Multiple hazard fragility analysis for granular highway embankments: Moisture ingress and scour

Abstract

Fragility functions express the probability that an asset exceeds some serviceability or limit state for a given level of environmental perturbation or other loadings, to which the asset is subjected. They are important components in the quantitative risk analysis of infrastructure exposed to natural hazards and they have typically been derived for structural assets. It is relatively difficult to derive fragility functions for geotechnical assets, such as highway or railway slopes and embankments, due to their inherent heterogeneity. In this paper, a generic granular highway embankment is modelled using the finite element method, considering various groundwater profiles and scour depths at the toe to quantify the deformation of the road surface.

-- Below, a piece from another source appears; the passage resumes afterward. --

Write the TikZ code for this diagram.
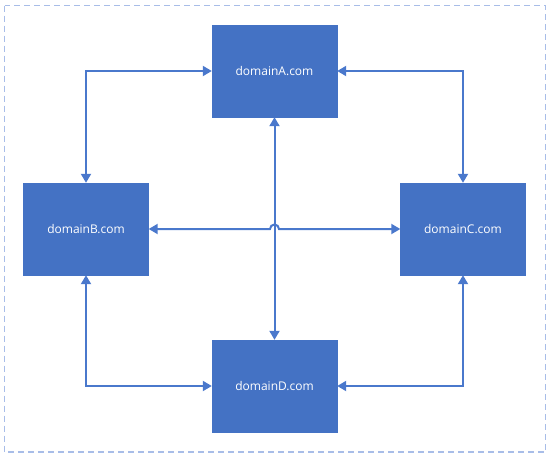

A probabilistic assessment of the magnitude of deformation and the groundwater level and scour depth is undertaken to derive fragility functions for the prediction of damage to assets exposed to these multiple hazards. The process of fragility function derivation is explained, uncertainty values are derived, and various regression methods are undertaken. This study is a first attempt to provide a basis for the prediction of slope deformation, and hence of damage, due to moisture ingress and scour, which can be aggravated by climate change. This can be used for the assessment of existing assets, and the design of new ones in the pursuit of more resilient transport networks, as well as for other assets such as levees, dams and other similar earthworks, with some limitations.